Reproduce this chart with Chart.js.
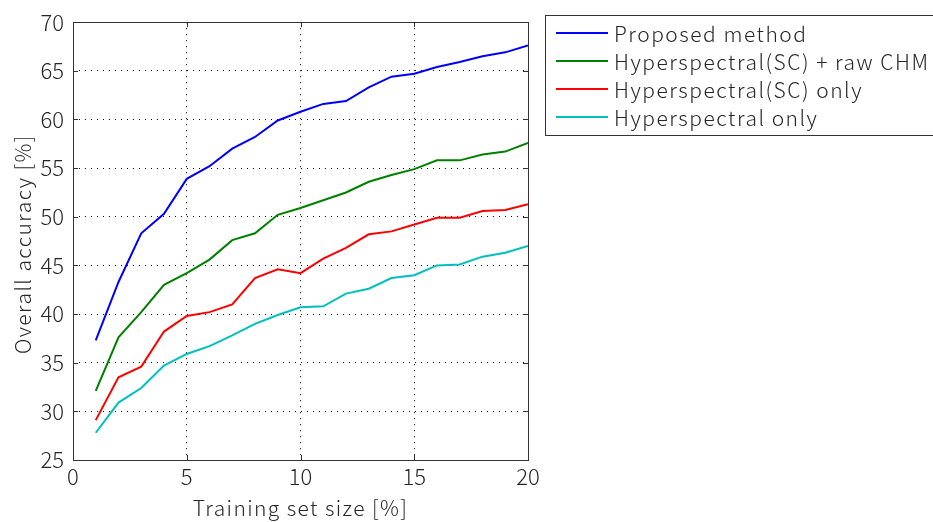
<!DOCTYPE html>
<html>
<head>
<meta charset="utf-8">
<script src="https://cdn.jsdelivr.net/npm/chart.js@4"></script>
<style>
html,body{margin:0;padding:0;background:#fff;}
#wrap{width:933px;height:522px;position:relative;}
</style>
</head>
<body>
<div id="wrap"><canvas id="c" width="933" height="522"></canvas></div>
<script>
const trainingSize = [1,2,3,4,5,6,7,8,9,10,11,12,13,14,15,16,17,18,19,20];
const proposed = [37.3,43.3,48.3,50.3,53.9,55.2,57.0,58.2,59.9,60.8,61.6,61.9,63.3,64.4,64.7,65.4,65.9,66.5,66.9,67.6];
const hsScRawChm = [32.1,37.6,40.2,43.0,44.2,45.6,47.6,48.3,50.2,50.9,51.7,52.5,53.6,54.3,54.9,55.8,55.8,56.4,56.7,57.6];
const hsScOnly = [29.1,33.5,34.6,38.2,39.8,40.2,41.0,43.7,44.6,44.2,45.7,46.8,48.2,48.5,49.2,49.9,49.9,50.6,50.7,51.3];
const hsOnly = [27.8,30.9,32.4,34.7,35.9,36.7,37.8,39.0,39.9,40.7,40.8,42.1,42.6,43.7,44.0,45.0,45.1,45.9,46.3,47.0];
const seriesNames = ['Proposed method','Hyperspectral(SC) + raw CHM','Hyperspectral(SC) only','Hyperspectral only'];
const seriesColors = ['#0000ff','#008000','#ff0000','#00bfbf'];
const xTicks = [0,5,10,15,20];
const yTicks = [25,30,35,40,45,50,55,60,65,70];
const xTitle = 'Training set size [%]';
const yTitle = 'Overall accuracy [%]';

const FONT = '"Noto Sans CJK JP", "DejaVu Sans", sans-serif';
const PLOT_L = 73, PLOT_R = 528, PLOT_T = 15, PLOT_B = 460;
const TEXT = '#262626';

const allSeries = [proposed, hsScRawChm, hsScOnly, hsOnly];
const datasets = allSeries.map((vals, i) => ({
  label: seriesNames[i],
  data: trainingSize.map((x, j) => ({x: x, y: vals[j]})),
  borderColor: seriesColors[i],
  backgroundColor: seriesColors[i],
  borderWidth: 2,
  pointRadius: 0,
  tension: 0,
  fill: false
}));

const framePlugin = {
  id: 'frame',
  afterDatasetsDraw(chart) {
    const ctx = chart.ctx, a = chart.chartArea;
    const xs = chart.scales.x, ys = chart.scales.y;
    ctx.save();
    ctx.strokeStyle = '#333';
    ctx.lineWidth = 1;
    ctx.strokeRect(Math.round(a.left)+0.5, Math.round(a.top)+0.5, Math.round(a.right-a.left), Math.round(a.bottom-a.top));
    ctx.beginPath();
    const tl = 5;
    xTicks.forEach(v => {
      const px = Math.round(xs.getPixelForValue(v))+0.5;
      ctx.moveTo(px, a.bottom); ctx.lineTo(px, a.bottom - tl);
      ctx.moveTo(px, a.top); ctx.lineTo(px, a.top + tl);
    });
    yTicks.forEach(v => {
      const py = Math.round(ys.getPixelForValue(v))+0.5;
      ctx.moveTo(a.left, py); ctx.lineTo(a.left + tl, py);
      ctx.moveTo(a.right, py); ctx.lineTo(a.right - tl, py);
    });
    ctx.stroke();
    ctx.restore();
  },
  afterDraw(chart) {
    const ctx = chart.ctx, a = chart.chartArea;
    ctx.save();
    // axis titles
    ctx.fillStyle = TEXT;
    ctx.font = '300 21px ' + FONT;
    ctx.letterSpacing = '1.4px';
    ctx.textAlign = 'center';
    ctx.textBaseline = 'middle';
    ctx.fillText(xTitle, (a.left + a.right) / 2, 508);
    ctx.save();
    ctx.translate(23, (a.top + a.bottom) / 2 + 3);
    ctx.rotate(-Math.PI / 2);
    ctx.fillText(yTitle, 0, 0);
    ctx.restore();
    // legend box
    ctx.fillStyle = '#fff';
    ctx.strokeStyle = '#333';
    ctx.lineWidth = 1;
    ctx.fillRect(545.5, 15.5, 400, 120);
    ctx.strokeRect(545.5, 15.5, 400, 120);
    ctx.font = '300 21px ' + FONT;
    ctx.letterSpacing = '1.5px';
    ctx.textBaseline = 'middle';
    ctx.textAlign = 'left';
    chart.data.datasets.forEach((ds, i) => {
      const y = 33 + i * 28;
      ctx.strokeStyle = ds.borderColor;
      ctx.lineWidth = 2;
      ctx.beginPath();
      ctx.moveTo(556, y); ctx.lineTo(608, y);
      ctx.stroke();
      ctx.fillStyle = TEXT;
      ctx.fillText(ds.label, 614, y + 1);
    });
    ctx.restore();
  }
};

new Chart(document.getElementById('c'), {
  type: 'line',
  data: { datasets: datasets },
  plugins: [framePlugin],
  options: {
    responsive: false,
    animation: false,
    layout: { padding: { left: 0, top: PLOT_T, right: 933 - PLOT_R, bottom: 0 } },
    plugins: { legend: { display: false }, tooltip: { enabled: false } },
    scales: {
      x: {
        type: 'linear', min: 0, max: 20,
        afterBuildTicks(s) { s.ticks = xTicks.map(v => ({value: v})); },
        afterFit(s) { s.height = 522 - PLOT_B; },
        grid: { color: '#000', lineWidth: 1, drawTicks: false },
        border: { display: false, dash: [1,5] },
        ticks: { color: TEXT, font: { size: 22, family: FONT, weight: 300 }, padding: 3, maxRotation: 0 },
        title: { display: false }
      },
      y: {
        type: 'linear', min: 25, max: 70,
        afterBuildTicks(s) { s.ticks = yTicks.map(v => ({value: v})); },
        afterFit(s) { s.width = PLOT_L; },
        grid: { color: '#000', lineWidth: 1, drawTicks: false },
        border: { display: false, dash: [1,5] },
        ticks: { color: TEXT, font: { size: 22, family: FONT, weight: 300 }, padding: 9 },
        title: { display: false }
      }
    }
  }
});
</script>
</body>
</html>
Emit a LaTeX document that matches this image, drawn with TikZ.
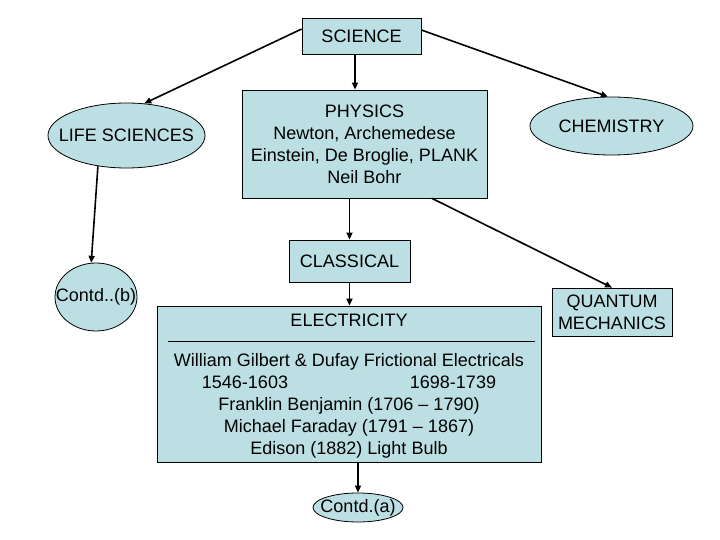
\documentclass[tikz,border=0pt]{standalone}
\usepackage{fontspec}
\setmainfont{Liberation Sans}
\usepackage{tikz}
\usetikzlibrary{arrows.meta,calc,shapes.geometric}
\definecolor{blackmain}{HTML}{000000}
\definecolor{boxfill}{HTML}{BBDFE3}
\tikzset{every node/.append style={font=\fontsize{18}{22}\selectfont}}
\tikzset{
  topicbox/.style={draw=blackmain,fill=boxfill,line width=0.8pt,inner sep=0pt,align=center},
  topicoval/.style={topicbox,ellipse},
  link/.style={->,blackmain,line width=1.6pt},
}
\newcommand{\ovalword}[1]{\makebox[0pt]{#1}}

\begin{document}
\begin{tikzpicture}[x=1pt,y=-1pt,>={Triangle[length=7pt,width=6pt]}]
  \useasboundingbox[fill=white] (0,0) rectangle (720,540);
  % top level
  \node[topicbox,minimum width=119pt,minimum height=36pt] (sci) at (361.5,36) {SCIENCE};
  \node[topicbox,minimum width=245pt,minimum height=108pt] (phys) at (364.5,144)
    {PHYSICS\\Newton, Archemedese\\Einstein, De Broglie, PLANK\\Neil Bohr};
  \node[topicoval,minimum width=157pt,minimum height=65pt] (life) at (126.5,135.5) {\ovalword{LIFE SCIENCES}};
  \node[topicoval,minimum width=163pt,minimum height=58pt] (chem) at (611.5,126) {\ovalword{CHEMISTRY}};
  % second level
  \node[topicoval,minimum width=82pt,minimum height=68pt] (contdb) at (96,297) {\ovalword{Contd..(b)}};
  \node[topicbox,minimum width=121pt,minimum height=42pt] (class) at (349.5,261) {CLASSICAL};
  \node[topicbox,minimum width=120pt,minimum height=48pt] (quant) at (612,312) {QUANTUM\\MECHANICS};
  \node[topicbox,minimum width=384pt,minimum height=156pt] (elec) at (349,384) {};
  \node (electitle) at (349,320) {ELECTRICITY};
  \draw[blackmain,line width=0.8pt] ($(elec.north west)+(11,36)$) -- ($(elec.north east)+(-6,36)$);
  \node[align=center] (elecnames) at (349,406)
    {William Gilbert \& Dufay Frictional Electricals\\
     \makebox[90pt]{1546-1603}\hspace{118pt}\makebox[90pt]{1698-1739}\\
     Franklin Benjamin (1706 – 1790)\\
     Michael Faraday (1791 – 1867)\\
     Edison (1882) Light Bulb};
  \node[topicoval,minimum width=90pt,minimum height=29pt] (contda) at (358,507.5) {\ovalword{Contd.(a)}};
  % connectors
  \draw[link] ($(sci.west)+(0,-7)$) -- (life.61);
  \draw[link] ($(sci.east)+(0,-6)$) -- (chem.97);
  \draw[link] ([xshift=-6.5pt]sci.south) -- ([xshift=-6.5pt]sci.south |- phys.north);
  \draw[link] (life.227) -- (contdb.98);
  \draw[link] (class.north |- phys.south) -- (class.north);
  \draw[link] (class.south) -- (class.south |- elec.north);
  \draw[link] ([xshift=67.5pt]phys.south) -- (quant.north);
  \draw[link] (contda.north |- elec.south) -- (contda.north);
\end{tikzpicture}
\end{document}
--
Given problem: Say how many lines of the data include the word "with". Nothing other than the number should be given.

Response to this exercise: 2